Mais um raciocínico
O Filipe Anacoreta escreve que a ratificação parlamentar «Deixa passar uma mensagem perigosíssima: a de que o projecto europeu só pode ser construído contra ou à margem dos cidadãos europeus». Não vou discutir se é perigoso ou não. É capaz de ser. Mas confundem-me as pessoas que não entenderam, ainda, que a União Europeia é conduzida por uma elite de tecnocratas e políticos, os quais se estão quotidianamente a marimbar para os cidadãos europeus no seu conjunto, pela simples razão de que é impossível manter toda a gente feliz, em tudo e durante todo o tempo.
Quantos dos nossos leitores conhecem as implicações que terá a nova Directiva de Crédito ao Consumo, para mencionar só um exemplo? Podia dar-vos detalhes sobre as forças em jogo, os interesses e os lobbies, as negociações e as cedências. Mas para quê? O leitor «cidadão comum europeu» (que aliás não existe, assim como não existe essa figura que é «o cidadão comum asiático» ou «o cidadão comum africano») mandar-me-ia certamente pastar. E, no entanto, a sua vida como consumidor após a aplicação da Directiva vai passar a ser melhor do que era, embora não tão boa como poderia ser.
No «projecto europeu» existe uma meritocracia combinada com puxa-saquismo e lambe-botismo e grupinhos de interesses do tipo «coças-me as costas e eu coço-te as tuas» que se movem de acordo com fronteiras definidas pelo reconhecimento inato e animalesco da força alheia. Que é como quem diz, da sua dimensão, poder económico e potencial desequilibrante na balança dos consensos sempre necessários a cada decisão.
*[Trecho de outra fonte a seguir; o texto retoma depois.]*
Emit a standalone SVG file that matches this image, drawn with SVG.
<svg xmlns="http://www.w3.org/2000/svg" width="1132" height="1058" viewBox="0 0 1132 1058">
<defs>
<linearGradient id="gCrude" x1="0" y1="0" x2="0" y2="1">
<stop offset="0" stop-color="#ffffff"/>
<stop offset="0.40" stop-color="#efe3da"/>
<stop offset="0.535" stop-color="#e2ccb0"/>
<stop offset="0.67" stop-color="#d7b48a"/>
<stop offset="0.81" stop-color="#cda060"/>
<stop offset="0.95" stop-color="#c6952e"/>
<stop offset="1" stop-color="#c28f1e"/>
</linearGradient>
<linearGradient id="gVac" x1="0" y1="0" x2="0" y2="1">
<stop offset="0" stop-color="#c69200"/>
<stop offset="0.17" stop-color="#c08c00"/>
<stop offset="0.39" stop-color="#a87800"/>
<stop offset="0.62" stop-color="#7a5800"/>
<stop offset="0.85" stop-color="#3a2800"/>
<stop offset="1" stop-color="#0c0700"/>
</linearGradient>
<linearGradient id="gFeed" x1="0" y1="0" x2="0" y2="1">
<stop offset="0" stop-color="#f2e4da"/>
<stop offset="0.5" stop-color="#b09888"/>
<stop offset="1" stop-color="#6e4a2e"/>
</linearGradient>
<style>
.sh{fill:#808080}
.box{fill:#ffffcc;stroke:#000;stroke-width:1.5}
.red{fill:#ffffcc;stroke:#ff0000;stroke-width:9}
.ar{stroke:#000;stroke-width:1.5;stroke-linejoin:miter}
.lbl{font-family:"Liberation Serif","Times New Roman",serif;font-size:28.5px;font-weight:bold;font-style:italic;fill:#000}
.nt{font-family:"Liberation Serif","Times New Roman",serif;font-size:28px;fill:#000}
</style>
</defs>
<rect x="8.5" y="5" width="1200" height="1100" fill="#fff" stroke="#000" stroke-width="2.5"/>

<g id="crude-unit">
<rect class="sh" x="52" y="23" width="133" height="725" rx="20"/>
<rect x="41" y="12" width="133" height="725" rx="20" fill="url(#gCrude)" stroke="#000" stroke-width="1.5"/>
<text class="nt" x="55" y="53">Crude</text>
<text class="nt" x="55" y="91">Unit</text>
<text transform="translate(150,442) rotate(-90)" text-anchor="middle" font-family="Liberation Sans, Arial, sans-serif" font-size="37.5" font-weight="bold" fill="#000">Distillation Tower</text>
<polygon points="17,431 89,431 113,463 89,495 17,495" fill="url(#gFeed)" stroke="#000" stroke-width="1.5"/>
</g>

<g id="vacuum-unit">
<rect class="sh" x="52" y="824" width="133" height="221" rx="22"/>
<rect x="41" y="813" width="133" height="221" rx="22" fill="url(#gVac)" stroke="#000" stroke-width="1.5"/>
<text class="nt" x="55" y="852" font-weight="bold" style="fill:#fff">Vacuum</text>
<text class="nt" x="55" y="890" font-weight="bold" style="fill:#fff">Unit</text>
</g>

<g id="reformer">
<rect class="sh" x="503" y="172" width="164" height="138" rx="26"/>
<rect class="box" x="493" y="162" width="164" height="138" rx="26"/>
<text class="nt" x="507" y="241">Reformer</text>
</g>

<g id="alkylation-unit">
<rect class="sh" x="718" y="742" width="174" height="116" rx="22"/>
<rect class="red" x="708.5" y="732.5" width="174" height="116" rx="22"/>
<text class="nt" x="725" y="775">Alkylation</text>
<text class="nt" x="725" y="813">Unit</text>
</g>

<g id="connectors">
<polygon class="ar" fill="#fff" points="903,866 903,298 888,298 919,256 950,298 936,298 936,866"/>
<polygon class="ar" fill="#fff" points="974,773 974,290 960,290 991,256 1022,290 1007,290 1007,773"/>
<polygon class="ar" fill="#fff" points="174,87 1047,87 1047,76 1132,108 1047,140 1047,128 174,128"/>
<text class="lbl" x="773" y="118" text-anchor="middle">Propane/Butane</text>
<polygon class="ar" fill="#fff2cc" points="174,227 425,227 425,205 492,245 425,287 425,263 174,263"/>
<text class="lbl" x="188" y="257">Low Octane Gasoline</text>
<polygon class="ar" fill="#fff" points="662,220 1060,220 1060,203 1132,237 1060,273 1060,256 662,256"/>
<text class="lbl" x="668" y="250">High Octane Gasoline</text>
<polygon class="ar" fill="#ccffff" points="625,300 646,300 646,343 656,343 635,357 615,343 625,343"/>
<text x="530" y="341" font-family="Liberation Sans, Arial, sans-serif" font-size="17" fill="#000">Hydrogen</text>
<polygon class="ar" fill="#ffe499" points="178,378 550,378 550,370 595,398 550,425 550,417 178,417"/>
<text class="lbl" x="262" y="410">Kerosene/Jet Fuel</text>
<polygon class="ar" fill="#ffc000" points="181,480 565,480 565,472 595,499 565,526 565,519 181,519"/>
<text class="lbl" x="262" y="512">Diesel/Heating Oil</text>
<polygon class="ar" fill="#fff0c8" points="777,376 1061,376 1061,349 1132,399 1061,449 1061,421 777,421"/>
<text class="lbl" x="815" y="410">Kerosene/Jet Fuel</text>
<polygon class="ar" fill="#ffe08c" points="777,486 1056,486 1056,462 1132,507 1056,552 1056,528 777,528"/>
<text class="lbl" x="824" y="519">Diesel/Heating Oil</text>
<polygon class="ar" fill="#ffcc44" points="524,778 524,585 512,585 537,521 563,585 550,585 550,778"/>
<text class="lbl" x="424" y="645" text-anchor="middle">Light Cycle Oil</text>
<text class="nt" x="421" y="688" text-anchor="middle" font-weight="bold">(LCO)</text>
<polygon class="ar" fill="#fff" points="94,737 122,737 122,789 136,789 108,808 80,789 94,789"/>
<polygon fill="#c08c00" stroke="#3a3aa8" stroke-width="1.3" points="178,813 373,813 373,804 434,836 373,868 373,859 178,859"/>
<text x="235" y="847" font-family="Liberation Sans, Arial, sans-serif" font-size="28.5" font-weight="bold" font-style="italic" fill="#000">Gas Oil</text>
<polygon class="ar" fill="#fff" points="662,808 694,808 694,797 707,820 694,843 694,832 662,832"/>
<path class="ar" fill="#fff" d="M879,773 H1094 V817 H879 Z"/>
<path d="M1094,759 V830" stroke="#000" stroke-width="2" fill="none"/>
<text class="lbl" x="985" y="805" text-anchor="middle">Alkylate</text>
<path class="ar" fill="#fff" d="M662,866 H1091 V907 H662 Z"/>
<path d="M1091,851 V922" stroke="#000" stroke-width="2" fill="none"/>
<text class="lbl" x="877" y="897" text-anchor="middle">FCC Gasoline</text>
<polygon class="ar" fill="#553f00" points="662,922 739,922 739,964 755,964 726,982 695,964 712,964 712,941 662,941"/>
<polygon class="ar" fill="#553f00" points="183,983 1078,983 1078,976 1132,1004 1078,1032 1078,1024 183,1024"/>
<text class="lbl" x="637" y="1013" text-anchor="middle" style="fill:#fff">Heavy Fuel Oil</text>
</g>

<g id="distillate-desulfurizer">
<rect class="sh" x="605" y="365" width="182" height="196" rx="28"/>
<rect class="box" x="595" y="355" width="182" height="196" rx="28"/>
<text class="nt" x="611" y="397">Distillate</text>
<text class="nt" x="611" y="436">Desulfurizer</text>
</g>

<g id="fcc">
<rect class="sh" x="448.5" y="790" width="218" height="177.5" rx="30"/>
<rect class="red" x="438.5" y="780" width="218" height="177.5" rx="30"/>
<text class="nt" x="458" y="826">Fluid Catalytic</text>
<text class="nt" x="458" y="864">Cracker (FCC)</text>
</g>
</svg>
Quanto ao «cidadão comum europeu», vai vivendo a sua vida e perguntando se há palitos. Os quais, graças ao «projecto europeu», até já são embalados individualmente. A UE avança contra ele, pobre cidadão? Às vezes. À margem dele? Quase sempre. Ou nos habituamos, ou nos revoltamos. «Às armas cidadãos comuns europeus»!? Não me parece. Estamos demasiado ocupados a discutir a higiene dos brioches.